Practical staking rules to protect and grow your bankroll
Good probabilities are necessary but not sufficient—how you stake determines longevity. Choose a staking plan that matches your edge, risk tolerance, and record-keeping discipline.
- Fractional Kelly: If you estimate an edge, use a fraction (10–25%) of the full Kelly to limit variance while still growing bankroll over time.
- Flat units with unit sizing: Define a unit as 1–2% of bankroll and size stakes by confidence tiers (e.g., 0.5u for low edge, 1u for standard, 2–3u for high conviction after model + market confirmation).
- Max exposure and stop-loss: Cap single-match exposure (e.g., 5% of bankroll) and set a drawdown threshold that triggers review or reduced stakes (for example, if you lose 20% of bankroll in a month, revert to flat small stakes until model performance improves).
- Record and review: Log stake rationale, expected value, and outcome. Weekly reviews of ROI by market and league reveal where to concentrate or halt activity.
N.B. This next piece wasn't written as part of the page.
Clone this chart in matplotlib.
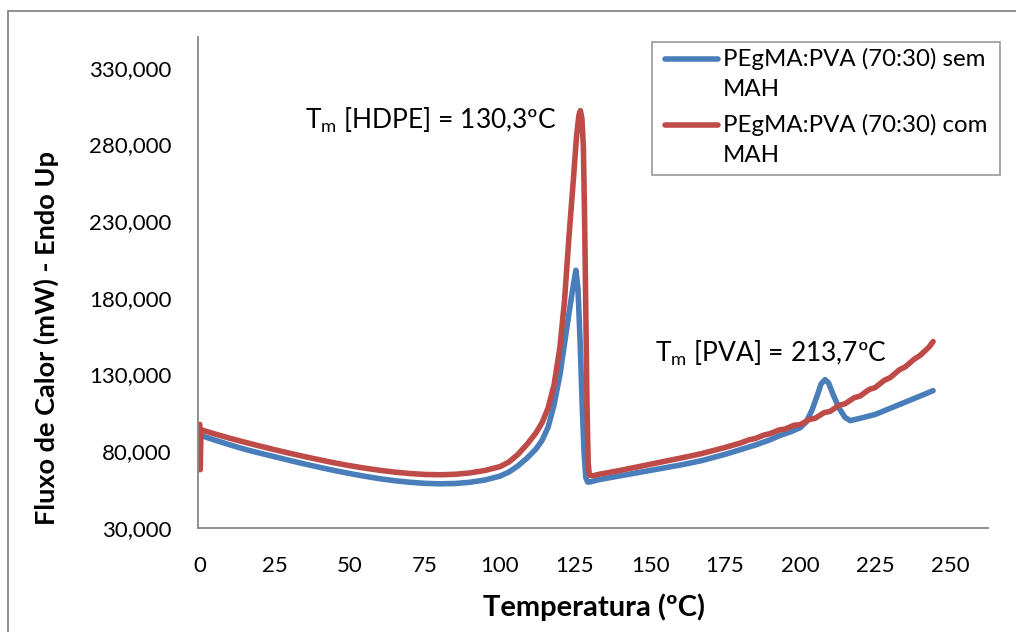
import matplotlib
matplotlib.use('Agg')
import matplotlib.pyplot as plt
from matplotlib.lines import Line2D
from matplotlib.patches import Rectangle
from matplotlib.ticker import FuncFormatter

plt.rcParams['font.family'] = ['Lato', 'DejaVu Sans']
plt.rcParams['mathtext.fontset'] = 'custom'
plt.rcParams['mathtext.rm'] = 'Lato'

# PEgMA:PVA (70:30) sem MAH
temp_sem = [0, 5, 10, 15, 20, 25, 30, 35, 40, 45, 50, 55, 60, 65, 70, 75, 80, 85, 90, 95,
            100, 103, 106, 109, 112, 114, 116, 118, 120, 121.5, 123, 124.5, 125.3,
            126.0, 126.7, 127.4, 128.0, 128.6, 129.2, 130, 133, 140, 150, 160, 167, 175,
            180, 185, 190, 193, 197, 200, 202, 204, 206, 207, 208.3, 209.5, 211, 213,
            215, 216.7, 220, 225, 230, 235, 240, 244.3]
fluxo_sem = [90500, 87300, 84200, 81300, 78800, 76400, 74000, 71700, 69500, 67400, 65500,
             63700, 62100, 60800, 59800, 59100, 58800, 59000, 59800, 61300,
             63800, 66500, 70500, 75500, 81500, 87000, 95500, 110000, 130000, 150000,
             170000, 189000, 198000,
             186000, 152000, 110000, 80000, 63000, 60000, 60000, 61500, 64000, 67500,
             71000, 73800, 78000, 81000, 84000, 87500, 90100, 92800, 95400, 99000,
             107000, 118000, 124000, 126700, 124500, 117000, 108000, 102000, 100000,
             101500, 104000, 108000, 112000, 116000, 119500]

# PEgMA:PVA (70:30) com MAH
temp_com = [0, 0.15, 0.4, 5, 10, 15, 20, 25, 30, 35, 40, 45, 50, 55, 60, 65, 70, 75, 80,
            85, 90, 95, 100, 103, 106, 109, 112, 114, 116, 118, 120, 121.5, 123, 124.5,
            125.5, 126.3, 126.8, 127.3, 127.8, 128.2, 128.6, 129.0, 129.4, 129.8, 131,
            133, 140, 150, 160, 167, 175, 180, 183, 185, 188, 190, 193, 195, 198, 200,
            203, 205, 208, 210, 213, 215, 218, 220, 223, 225, 228, 230, 233, 235, 238,
            240, 243, 244.3]
fluxo_com = [97500, 68000, 94000, 91300, 88500, 85900, 83400, 81000, 78700, 76500, 74400,
             72400, 70600, 69000, 67600, 66400, 65500, 64900, 64700, 65000, 65900, 67500,
             70000, 73000, 78000, 84500, 92000, 98500, 108000, 123000, 148000, 178000,
             220000, 258000, 285000, 299000, 302000, 297000, 278000, 232000, 172000,
             110000, 72000, 64500, 64000, 65000, 67500, 71500, 75500, 78400, 82500,
             85300, 87500, 88300, 90600, 91500, 93900, 94500, 97000, 97300, 100700,
             101500, 105200, 106000, 110000, 111000, 114900, 116000, 120300, 121500,
             126200, 128000, 133000, 135000, 140000, 142500, 148000, 151500]

series_labels = ['PEgMA:PVA (70:30) sem\nMAH', 'PEgMA:PVA (70:30) com\nMAH']
series_colors = ['#4A7EBB', '#BE4B48']
x_ticks = list(range(0, 251, 25))
y_ticks = list(range(30000, 330001, 50000))

W, H = 1016, 632
fig = plt.figure(figsize=(W / 100, H / 100), dpi=100)
ax = fig.add_axes([198 / W, 1 - 528 / H, (988 - 198) / W, (528 - 37) / H])

ax.plot(temp_sem, fluxo_sem, color=series_colors[0], lw=4, solid_capstyle='round',
        solid_joinstyle='round')
ax.plot(temp_com, fluxo_com, color=series_colors[1], lw=4, solid_capstyle='round',
        solid_joinstyle='round')

ax.set_xlim(-0.6, 262.6)
ax.set_ylim(30000, 350000)
ax.set_xticks(x_ticks)
ax.set_yticks(y_ticks)
ax.yaxis.set_major_formatter(FuncFormatter(lambda v, p: '{:,.0f}'.format(v)))
ax.tick_params(length=0, labelsize=16)
ax.tick_params(axis='x', pad=20)
ax.tick_params(axis='y', pad=19)

for s in ['top', 'right']:
    ax.spines[s].set_visible(False)
for s in ['left', 'bottom']:
    ax.spines[s].set_color('#868686')
    ax.spines[s].set_linewidth(1.3)

fig.text(594 / W, 1 - 607 / H, 'Temperatura (ºC)', fontsize=21, fontweight='bold',
         ha='center', va='center')
fig.text(46 / W, 1 - 338 / H, 'Fluxo de Calor (mW) - Endo Up', fontsize=19.5,
         fontweight='bold', ha='center', va='center', rotation=90)

fig.text(305 / W, 1 - 120 / H, r'T$_\mathregular{m}$ [HDPE] = 130,3ºC', fontsize=19,
         ha='left', va='center')
fig.text(655 / W, 1 - 353 / H, r'T$_\mathregular{m}$ [PVA] = 213,7ºC', fontsize=19,
         ha='left', va='center')

# legend drawn by hand so the line sits on the first text row
fig.patches.append(Rectangle((652 / W, 1 - 175 / H), (1000 - 652) / W, (175 - 42) / H,
                             transform=fig.transFigure, fill=False, edgecolor='#A0A0A0',
                             lw=1.3))
for i, (lab, col) in enumerate(zip(series_labels, series_colors)):
    yy = 59 + i * 66
    fig.lines.append(Line2D([665 / W, 718 / W], [1 - yy / H, 1 - yy / H],
                            transform=fig.transFigure, color=col, lw=4,
                            solid_capstyle='round'))
    fig.text(723 / W, 1 - (yy - 11) / H, lab, fontsize=17.3, ha='left', va='top',
             linespacing=1.5)

# outer chart border
fig.patches.append(Rectangle((8 / W, -0.2), 1.3, 1.2 - 11 / H, transform=fig.transFigure,
                             fill=False, edgecolor='#868686', lw=1.3))

fig.savefig('out.png', dpi=100)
Combining disciplined staking with validated probabilistic edges and careful reaction to live markets builds a sustainable pre-match betting process—one that increases your chances of long-term profitability while managing the inevitable variance of football results.
Next steps for applying pre-match analysis
Take the process out of the theoretical space and into routine practice: start with one league, commit to a simple model, log every decision, and iterate based on measurable outcomes. Consistency and discipline matter more than complexity—small, repeatable improvements compound over time. As you scale, add more automated data feeds and stricter validation checks so your workflow remains manageable and auditable.
- Set up reliable data sources and timestamped odds captures; free public options like FBref are a good place to begin.
- Build a baseline probabilistic model (Poisson or simple xG-based) and keep new features minimal until they prove value out-of-sample.
- Implement a conservative staking plan (fractional Kelly or unit-based) and enforce exposure caps.
- Automate alerts for lineup confirmations and significant market moves; review alerts before increasing stake size.
- Review performance weekly and perform a deeper model audit monthly—focus changes where your model underperforms specific markets or leagues.
Frequently Asked Questions
How much historical data do I need to build a reliable probabilistic model?
A practical starting point is 1–3 seasons for a given league to capture typical variance, but adjust for roster turnover and managerial changes. Use shrinkage or Bayesian priors for small samples and always validate performance on out-of-sample fixtures rather than relying solely on in-sample fit.
Which markets are best for beginners using pre-match analysis?
Begin with straightforward, liquid markets: match result (1X2), total goals (over/under), and both teams to score. These markets are easier to model, widely traded (better closing-line learning), and offer clearer calibration than exotic or low-liquidity lines.
What should I do when late lineups or market moves contradict my pre-match model?
Pause and quantify the impact: recalc your probabilities with the new information and compare against current odds. If the edge remains, size bets smaller; if the edge disappears, pass or hedge. Maintain rules for thresholds (for example, only act if probability shifts by more than a preset percentage) to avoid reactionary mistakes.